EXERCISE DETAILS — Reproduce every entry below precisely; do not include the pictures.

SOURCE RECORDS —
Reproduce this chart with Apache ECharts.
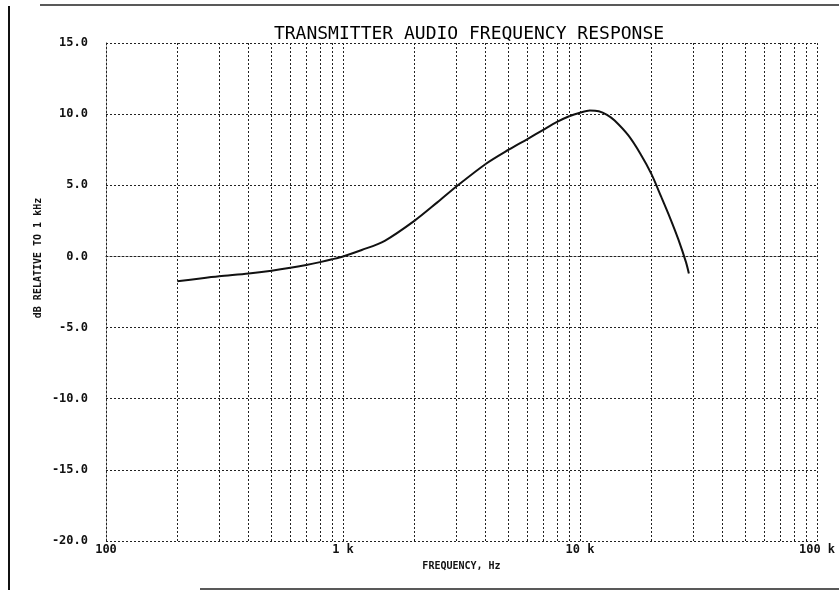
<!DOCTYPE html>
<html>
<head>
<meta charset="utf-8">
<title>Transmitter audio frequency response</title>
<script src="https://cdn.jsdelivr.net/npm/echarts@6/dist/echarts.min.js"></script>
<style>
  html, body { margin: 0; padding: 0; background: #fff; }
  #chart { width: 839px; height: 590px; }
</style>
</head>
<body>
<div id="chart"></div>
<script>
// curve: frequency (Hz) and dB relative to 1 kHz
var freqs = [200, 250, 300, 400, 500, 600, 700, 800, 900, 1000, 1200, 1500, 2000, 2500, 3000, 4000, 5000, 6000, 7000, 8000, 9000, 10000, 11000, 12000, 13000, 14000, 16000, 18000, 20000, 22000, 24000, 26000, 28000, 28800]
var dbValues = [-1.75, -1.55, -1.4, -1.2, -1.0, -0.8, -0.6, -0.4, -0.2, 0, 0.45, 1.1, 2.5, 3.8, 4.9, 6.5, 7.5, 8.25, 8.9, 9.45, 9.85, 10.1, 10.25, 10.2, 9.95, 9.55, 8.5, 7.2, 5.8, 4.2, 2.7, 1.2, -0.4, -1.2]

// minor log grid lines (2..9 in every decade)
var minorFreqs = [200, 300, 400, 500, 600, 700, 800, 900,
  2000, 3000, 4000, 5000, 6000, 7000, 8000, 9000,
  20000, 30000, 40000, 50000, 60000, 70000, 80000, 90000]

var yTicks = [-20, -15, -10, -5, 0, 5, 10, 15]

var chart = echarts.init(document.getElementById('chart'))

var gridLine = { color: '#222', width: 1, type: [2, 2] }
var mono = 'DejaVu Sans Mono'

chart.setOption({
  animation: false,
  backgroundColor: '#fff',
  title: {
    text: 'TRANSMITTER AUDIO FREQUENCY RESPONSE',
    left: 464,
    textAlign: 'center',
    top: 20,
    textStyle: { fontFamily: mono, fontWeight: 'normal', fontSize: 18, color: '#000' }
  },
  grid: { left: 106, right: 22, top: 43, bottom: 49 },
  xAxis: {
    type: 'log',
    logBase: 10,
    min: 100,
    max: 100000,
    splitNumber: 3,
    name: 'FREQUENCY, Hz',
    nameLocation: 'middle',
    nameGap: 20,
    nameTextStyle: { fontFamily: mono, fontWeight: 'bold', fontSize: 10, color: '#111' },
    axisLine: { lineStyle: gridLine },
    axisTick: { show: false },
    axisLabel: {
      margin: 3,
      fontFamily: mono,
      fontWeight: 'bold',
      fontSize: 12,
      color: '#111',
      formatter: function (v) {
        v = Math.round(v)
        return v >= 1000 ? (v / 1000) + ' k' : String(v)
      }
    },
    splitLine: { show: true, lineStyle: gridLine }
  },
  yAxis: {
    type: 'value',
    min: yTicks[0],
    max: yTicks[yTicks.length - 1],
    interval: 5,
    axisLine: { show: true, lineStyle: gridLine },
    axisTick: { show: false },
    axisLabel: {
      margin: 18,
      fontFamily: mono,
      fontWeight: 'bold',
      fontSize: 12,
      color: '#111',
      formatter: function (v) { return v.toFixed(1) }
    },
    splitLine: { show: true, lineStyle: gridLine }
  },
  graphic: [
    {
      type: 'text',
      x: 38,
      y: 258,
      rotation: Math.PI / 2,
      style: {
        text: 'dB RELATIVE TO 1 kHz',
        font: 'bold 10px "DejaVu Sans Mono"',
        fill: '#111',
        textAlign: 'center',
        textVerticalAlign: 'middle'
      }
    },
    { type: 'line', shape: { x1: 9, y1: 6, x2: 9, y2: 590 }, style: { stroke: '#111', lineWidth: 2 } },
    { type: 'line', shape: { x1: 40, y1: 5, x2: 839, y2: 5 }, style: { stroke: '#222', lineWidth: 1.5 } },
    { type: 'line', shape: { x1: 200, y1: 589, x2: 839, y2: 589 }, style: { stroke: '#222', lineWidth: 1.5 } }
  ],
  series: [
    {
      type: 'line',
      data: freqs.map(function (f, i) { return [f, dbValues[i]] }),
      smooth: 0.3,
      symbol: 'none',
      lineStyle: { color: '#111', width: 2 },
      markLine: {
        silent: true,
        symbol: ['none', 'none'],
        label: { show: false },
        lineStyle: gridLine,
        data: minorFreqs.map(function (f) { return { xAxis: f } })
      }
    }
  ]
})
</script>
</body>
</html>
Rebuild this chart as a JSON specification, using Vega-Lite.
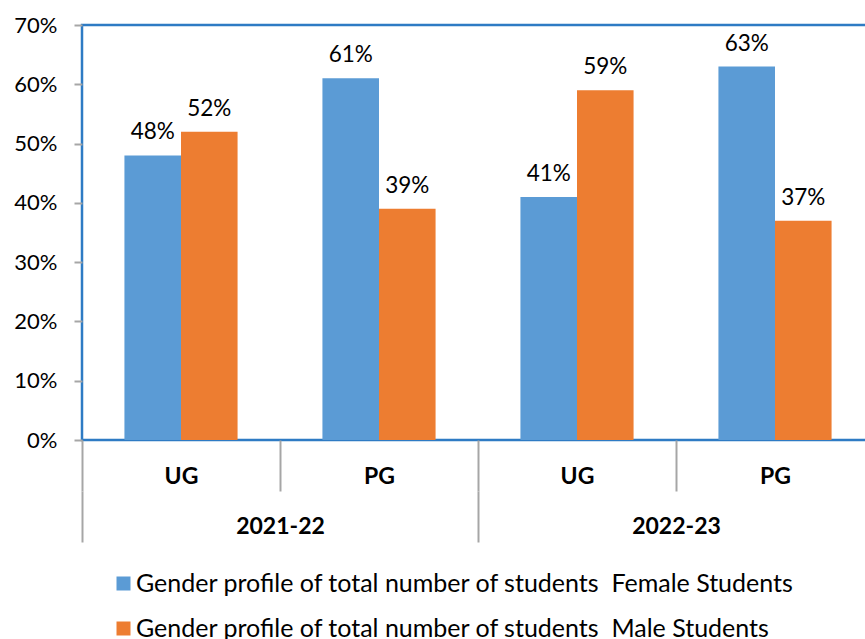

SOLUTION BELOW —
Reproduce this chart with Apache ECharts.
<!DOCTYPE html>
<html>
<head>
<meta charset="utf-8">
<title>Transmitter audio frequency response</title>
<script src="https://cdn.jsdelivr.net/npm/echarts@6/dist/echarts.min.js"></script>
<style>
  html, body { margin: 0; padding: 0; background: #fff; }
  #chart { width: 839px; height: 590px; }
</style>
</head>
<body>
<div id="chart"></div>
<script>
// curve: frequency (Hz) and dB relative to 1 kHz
var freqs = [200, 250, 300, 400, 500, 600, 700, 800, 900, 1000, 1200, 1500, 2000, 2500, 3000, 4000, 5000, 6000, 7000, 8000, 9000, 10000, 11000, 12000, 13000, 14000, 16000, 18000, 20000, 22000, 24000, 26000, 28000, 28800]
var dbValues = [-1.75, -1.55, -1.4, -1.2, -1.0, -0.8, -0.6, -0.4, -0.2, 0, 0.45, 1.1, 2.5, 3.8, 4.9, 6.5, 7.5, 8.25, 8.9, 9.45, 9.85, 10.1, 10.25, 10.2, 9.95, 9.55, 8.5, 7.2, 5.8, 4.2, 2.7, 1.2, -0.4, -1.2]

// minor log grid lines (2..9 in every decade)
var minorFreqs = [200, 300, 400, 500, 600, 700, 800, 900,
  2000, 3000, 4000, 5000, 6000, 7000, 8000, 9000,
  20000, 30000, 40000, 50000, 60000, 70000, 80000, 90000]

var yTicks = [-20, -15, -10, -5, 0, 5, 10, 15]

var chart = echarts.init(document.getElementById('chart'))

var gridLine = { color: '#222', width: 1, type: [2, 2] }
var mono = 'DejaVu Sans Mono'

chart.setOption({
  animation: false,
  backgroundColor: '#fff',
  title: {
    text: 'TRANSMITTER AUDIO FREQUENCY RESPONSE',
    left: 464,
    textAlign: 'center',
    top: 20,
    textStyle: { fontFamily: mono, fontWeight: 'normal', fontSize: 18, color: '#000' }
  },
  grid: { left: 106, right: 22, top: 43, bottom: 49 },
  xAxis: {
    type: 'log',
    logBase: 10,
    min: 100,
    max: 100000,
    splitNumber: 3,
    name: 'FREQUENCY, Hz',
    nameLocation: 'middle',
    nameGap: 20,
    nameTextStyle: { fontFamily: mono, fontWeight: 'bold', fontSize: 10, color: '#111' },
    axisLine: { lineStyle: gridLine },
    axisTick: { show: false },
    axisLabel: {
      margin: 3,
      fontFamily: mono,
      fontWeight: 'bold',
      fontSize: 12,
      color: '#111',
      formatter: function (v) {
        v = Math.round(v)
        return v >= 1000 ? (v / 1000) + ' k' : String(v)
      }
    },
    splitLine: { show: true, lineStyle: gridLine }
  },
  yAxis: {
    type: 'value',
    min: yTicks[0],
    max: yTicks[yTicks.length - 1],
    interval: 5,
    axisLine: { show: true, lineStyle: gridLine },
    axisTick: { show: false },
    axisLabel: {
      margin: 18,
      fontFamily: mono,
      fontWeight: 'bold',
      fontSize: 12,
      color: '#111',
      formatter: function (v) { return v.toFixed(1) }
    },
    splitLine: { show: true, lineStyle: gridLine }
  },
  graphic: [
    {
      type: 'text',
      x: 38,
      y: 258,
      rotation: Math.PI / 2,
      style: {
        text: 'dB RELATIVE TO 1 kHz',
        font: 'bold 10px "DejaVu Sans Mono"',
        fill: '#111',
        textAlign: 'center',
        textVerticalAlign: 'middle'
      }
    },
    { type: 'line', shape: { x1: 9, y1: 6, x2: 9, y2: 590 }, style: { stroke: '#111', lineWidth: 2 } },
    { type: 'line', shape: { x1: 40, y1: 5, x2: 839, y2: 5 }, style: { stroke: '#222', lineWidth: 1.5 } },
    { type: 'line', shape: { x1: 200, y1: 589, x2: 839, y2: 589 }, style: { stroke: '#222', lineWidth: 1.5 } }
  ],
  series: [
    {
      type: 'line',
      data: freqs.map(function (f, i) { return [f, dbValues[i]] }),
      smooth: 0.3,
      symbol: 'none',
      lineStyle: { color: '#111', width: 2 },
      markLine: {
        silent: true,
        symbol: ['none', 'none'],
        label: { show: false },
        lineStyle: gridLine,
        data: minorFreqs.map(function (f) { return { xAxis: f } })
      }
    }
  ]
})
</script>
</body>
</html>
Rebuild this chart as a JSON specification, using Vega-Lite.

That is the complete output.